| What needs to be done |
Exclude the pictures; give every entry again exactly as written.

═══ The records

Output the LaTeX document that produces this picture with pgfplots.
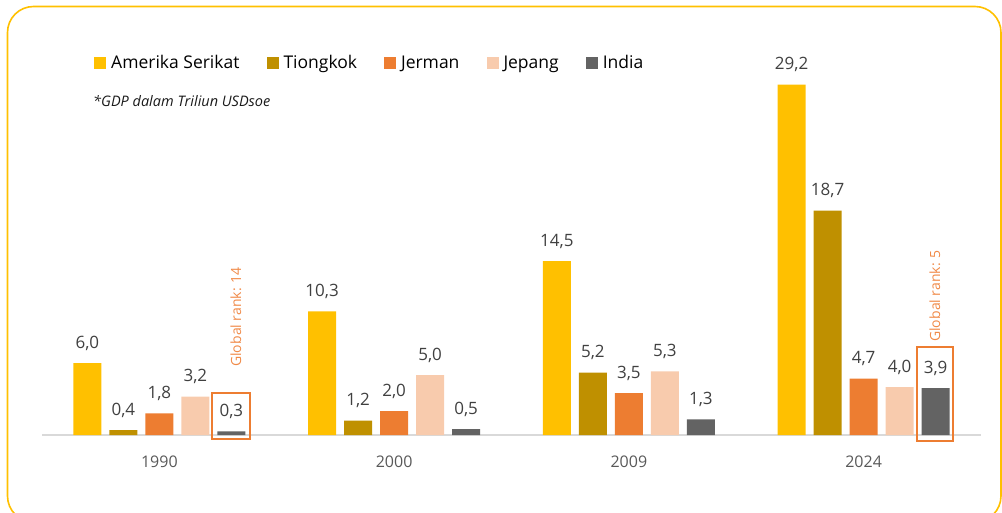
\documentclass[border=0pt]{standalone}
\usepackage{pgfplots}
\pgfplotsset{compat=1.18}
\usepackage{fontspec}
\setmainfont{Open Sans}
\definecolor{cUS}{HTML}{FFC000}
\definecolor{cCN}{HTML}{BF9000}
\definecolor{cDE}{HTML}{ED7D31}
\definecolor{cJP}{HTML}{F8CBAD}
\definecolor{cIN}{HTML}{636363}
\definecolor{frame}{HTML}{FFC000}
\definecolor{lbl}{HTML}{404040}
\definecolor{tick}{HTML}{595959}
\definecolor{rank}{HTML}{F08A48}
\begin{document}
\begin{tikzpicture}[x=1pt,y=-1pt]
\path[use as bounding box] (0,0) rectangle (1002,512);
\begin{scope}
\clip (0,0) rectangle (1002,512);
\draw[frame, line width=1.6pt, rounded corners=26pt] (7.5,6.5) rectangle (1001,522);
\end{scope}
\begin{axis}[
  at={(42pt,-435pt)}, anchor=south west,
  scale only axis, width=939pt, height=360pt,
  xmin=-0.5, xmax=3.5, ymin=0, ymax=30,
  axis x line*=bottom, axis y line=none,
  x axis line style={draw=black!15, line width=1.8pt, -},
  xtick={0,1,2,3}, xticklabels={1990,2000,2009,2024},
  major tick length=0pt,
  xticklabel style={font=\fontsize{16}{19}\selectfont, text=tick, yshift=-17pt},
  ybar, bar width=28pt,
  every axis plot/.append style={draw=none},
  nodes near coords,
  every node near coord/.append style={font=\fontsize{17}{20}\selectfont, text=lbl, yshift=9pt},
  /pgf/number format/.cd, fixed, fixed zerofill, precision=1, use comma, assume math mode=true,
  /pgfplots/.cd,
  legend columns=5,
  legend style={at={(axis description cs:0.0554,1.0333)}, anchor=west, draw=none, fill=none,
    font=\fontsize{17.5}{20}\selectfont, inner sep=0pt,
    /tikz/every odd column/.append style={column sep=3pt},
    /tikz/every even column/.append style={column sep=25pt}},
  legend cell align=left,
  legend image code/.code={\fill[#1] (0pt,-6pt) rectangle (12pt,6pt);},
]
\addplot[fill=cUS, bar shift=-72pt] coordinates {(0,6.0) (1,10.3) (2,14.5) (3,29.2)};
\addplot[fill=cCN, bar shift=-36pt] coordinates {(0,0.4) (1,1.2) (2,5.2) (3,18.7)};
\addplot[fill=cDE, bar shift=0pt] coordinates {(0,1.8) (1,2.0) (2,3.5) (3,4.7)};
\addplot[fill=cJP, bar shift=36pt] coordinates {(0,3.2) (1,5.0) (2,5.3) (3,4.0)};
\addplot[fill=cIN, bar shift=72pt] coordinates {(0,0.3) (1,0.5) (2,1.3) (3,3.9)};
\legend{Amerika Serikat,Tiongkok,Jerman,Jepang,India}
\end{axis}
\node[anchor=west, font=\fontsize{14.5}{17}\selectfont\itshape, text=black!90, inner sep=0pt] at (93,101) {*GDP dalam Triliun USDsoe};
\draw[cDE, line width=2pt] (212,393) rectangle (250,439);
\draw[cDE, line width=2pt] (917,347) rectangle (953,441);
\node[rotate=90, text=rank, font=\fontsize{14}{16}\selectfont, inner sep=0pt] at (236,317) {Global rank: 14};
\node[rotate=90, text=rank, font=\fontsize{14}{16}\selectfont, inner sep=0pt] at (935,296) {Global rank: 5};
\end{tikzpicture}
\end{document}
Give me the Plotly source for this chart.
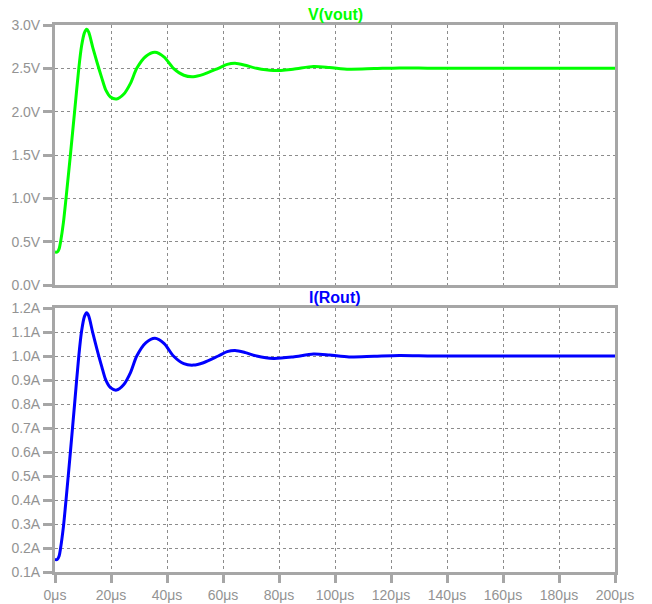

══════

| Answer to the exercise |
Output the LaTeX document that produces this picture with pgfplots.
\documentclass[border=0pt]{standalone}
\usepackage{pgfplots}
\pgfplotsset{compat=1.18}
\usepackage{fontspec}
\setmainfont{Open Sans}
\definecolor{cUS}{HTML}{FFC000}
\definecolor{cCN}{HTML}{BF9000}
\definecolor{cDE}{HTML}{ED7D31}
\definecolor{cJP}{HTML}{F8CBAD}
\definecolor{cIN}{HTML}{636363}
\definecolor{frame}{HTML}{FFC000}
\definecolor{lbl}{HTML}{404040}
\definecolor{tick}{HTML}{595959}
\definecolor{rank}{HTML}{F08A48}
\begin{document}
\begin{tikzpicture}[x=1pt,y=-1pt]
\path[use as bounding box] (0,0) rectangle (1002,512);
\begin{scope}
\clip (0,0) rectangle (1002,512);
\draw[frame, line width=1.6pt, rounded corners=26pt] (7.5,6.5) rectangle (1001,522);
\end{scope}
\begin{axis}[
  at={(42pt,-435pt)}, anchor=south west,
  scale only axis, width=939pt, height=360pt,
  xmin=-0.5, xmax=3.5, ymin=0, ymax=30,
  axis x line*=bottom, axis y line=none,
  x axis line style={draw=black!15, line width=1.8pt, -},
  xtick={0,1,2,3}, xticklabels={1990,2000,2009,2024},
  major tick length=0pt,
  xticklabel style={font=\fontsize{16}{19}\selectfont, text=tick, yshift=-17pt},
  ybar, bar width=28pt,
  every axis plot/.append style={draw=none},
  nodes near coords,
  every node near coord/.append style={font=\fontsize{17}{20}\selectfont, text=lbl, yshift=9pt},
  /pgf/number format/.cd, fixed, fixed zerofill, precision=1, use comma, assume math mode=true,
  /pgfplots/.cd,
  legend columns=5,
  legend style={at={(axis description cs:0.0554,1.0333)}, anchor=west, draw=none, fill=none,
    font=\fontsize{17.5}{20}\selectfont, inner sep=0pt,
    /tikz/every odd column/.append style={column sep=3pt},
    /tikz/every even column/.append style={column sep=25pt}},
  legend cell align=left,
  legend image code/.code={\fill[#1] (0pt,-6pt) rectangle (12pt,6pt);},
]
\addplot[fill=cUS, bar shift=-72pt] coordinates {(0,6.0) (1,10.3) (2,14.5) (3,29.2)};
\addplot[fill=cCN, bar shift=-36pt] coordinates {(0,0.4) (1,1.2) (2,5.2) (3,18.7)};
\addplot[fill=cDE, bar shift=0pt] coordinates {(0,1.8) (1,2.0) (2,3.5) (3,4.7)};
\addplot[fill=cJP, bar shift=36pt] coordinates {(0,3.2) (1,5.0) (2,5.3) (3,4.0)};
\addplot[fill=cIN, bar shift=72pt] coordinates {(0,0.3) (1,0.5) (2,1.3) (3,3.9)};
\legend{Amerika Serikat,Tiongkok,Jerman,Jepang,India}
\end{axis}
\node[anchor=west, font=\fontsize{14.5}{17}\selectfont\itshape, text=black!90, inner sep=0pt] at (93,101) {*GDP dalam Triliun USDsoe};
\draw[cDE, line width=2pt] (212,393) rectangle (250,439);
\draw[cDE, line width=2pt] (917,347) rectangle (953,441);
\node[rotate=90, text=rank, font=\fontsize{14}{16}\selectfont, inner sep=0pt] at (236,317) {Global rank: 14};
\node[rotate=90, text=rank, font=\fontsize{14}{16}\selectfont, inner sep=0pt] at (935,296) {Global rank: 5};
\end{tikzpicture}
\end{document}
Give me the Plotly source for this chart.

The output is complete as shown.